List crawling in 2026 requires adapting to increasingly sophisticated anti-bot measures while maintaining reliable data extraction. Start with simple HTTP requests, escalate to browser automation when needed, and always respect site resources and legal boundaries.

The techniques covered here—static extraction, browser automation, infinite scroll handling, API interception, and queue-based management—handle the vast majority of list crawling scenarios you'll encounter.

Focus on building resilient crawlers that fail gracefully, retry intelligently, and produce clean, structured data ready for analysis.

FAQ

What is the difference between list crawling and web scraping?

List crawling specifically targets structured, repeating data from paginated lists—product catalogs, job boards, directories. Web scraping is broader and can extract any content from web pages. List crawling uses consistent extraction patterns across similar items, while general scraping may need unique logic for each page type.

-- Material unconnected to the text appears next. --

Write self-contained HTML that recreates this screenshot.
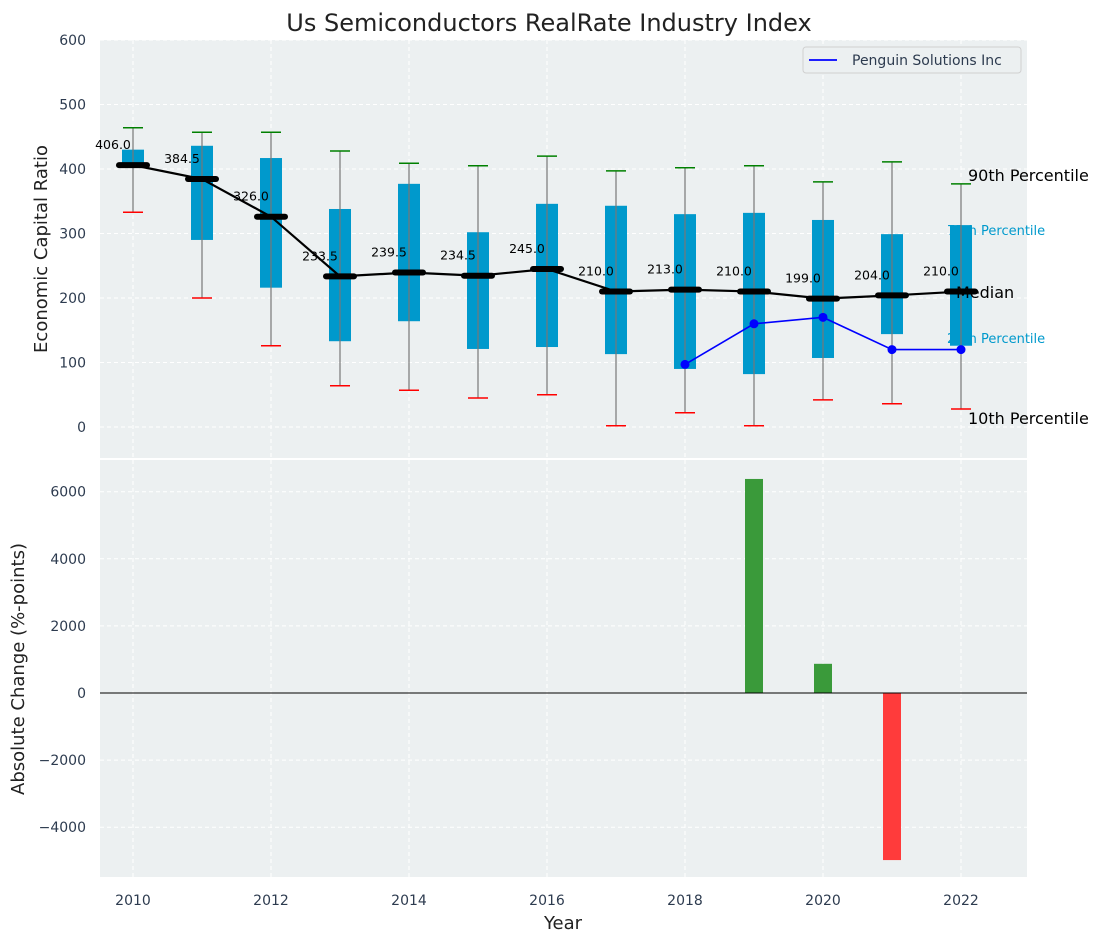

Crawling publicly accessible data is generally permitted, but check each site's Terms of Service and robots.txt. Avoid personal data without consent, respect rate limits, and don't republish copyrighted content. When in doubt, consult legal counsel.

How do I handle sites that block my IP?

Rotate through residential proxies to distribute requests across many IP addresses. Add random delays between requests, rotate user agents, and reduce crawl speed. If blocks persist, the site may require more sophisticated fingerprint spoofing.

Which tool should I use for list crawling?

For static HTML pages, BeautifulSoup with requests is fast and simple. For JavaScript-heavy sites, use Playwright or Puppeteer. For large-scale operations, Scrapy provides built-in concurrency, retries, and data pipelines.

How often should I crawl the same site?

Depends on how frequently data changes. E-commerce prices might need daily updates, while job boards could be weekly. Always respect the site's resources—crawl during off-peak hours and avoid unnecessary requests for unchanged data.